Enfin, je voulais ajouter que les processus actuels de la décentralisation, de la démocratie participative, de la recomposition territoriale, entraînent de grands changements dans les façons de concevoir la prise en charge de leur destin par les collectivités territoriales. La loi montagne est arrivée au moment où les lois de décentralisation venaient juste d'être votées, mais n'avaient pas encore eu d'effets considérables sur les processus de développement territorial. Cette loi a été utile à la reconnaissance de ces territoires.

Mon sentiment aujourd'hui est que la loi Voynet, la mise en place de l'intercommunalité, des pays, la multiplication des Parcs naturels régionaux et surtout la multiplication des initiatives locales spontanées font que tout territoire local sera capable de prendre en charge une réflexion sur son propre destin, sur la singularité de son contexte, sur les outils visant à permettre son développement. Cela ne signifie pas que la solidarité soit inutile, mais ces lois donnent la possibilité aux territoires de mettre en valeur leurs ressources. Ces initiatives fonctionnent bien notamment dans l'Ouest de la France, indépendamment du cadre montagnard.

Si mon interprétation optimiste était fondée, les territoires considérés comme montagnards disposent aujourd'hui des outils d'aménagement. Si la loi montagne a été utile au milieu des années 80 pour faire comprendre l'idée que l'hétérogénéité du paysage français était un atout, aujourd'hui, cette loi est devenue symbolique car les lois d'aménagement du territoire sont plus ambitieuses que ne l'était la loi montagne. Mais d'un point de vue juridique, réglementaire, peut-être cette loi a-t-elle encore une utilité. Dernier point, la loi montagne comporte un aspect emblématique très important s'agissant des contraintes d'urbanisation au bord des lacs en haute altitude ou sur le littoral. Ces textes cherchent à protéger une certaine idée du territoire ainsi qu'un accès à la ressource touristique ou paysagère.
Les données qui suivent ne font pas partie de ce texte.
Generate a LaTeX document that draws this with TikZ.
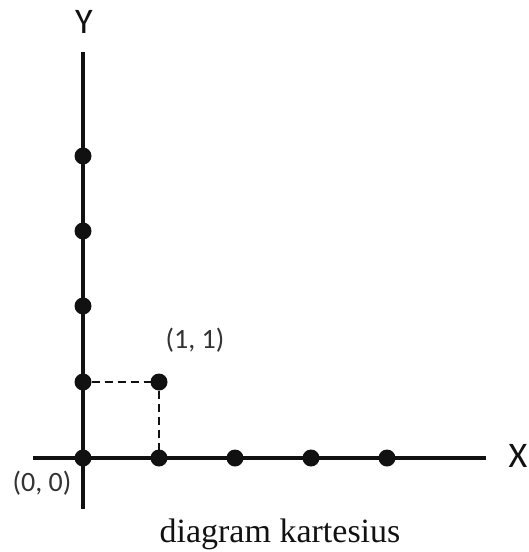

Ces éléments doivent-ils exister uniquement dans le cadre d'une loi générale comme la loi montagne ou la loi « littoral » ou peuvent-ils être inscrits dans le cadre d'une loi plus sectorielle de protection de l'environnement ? Texte symbolique, juridique, réglementaire, la loi montagne comporte aussi un agrégat d'éléments extrêmement différents, lesquels méritaient à l'époque d'être traités séparément. Peuvent-ils être dissociés aujourd'hui ? Mon opinion n'est pas arrêtée là-dessus.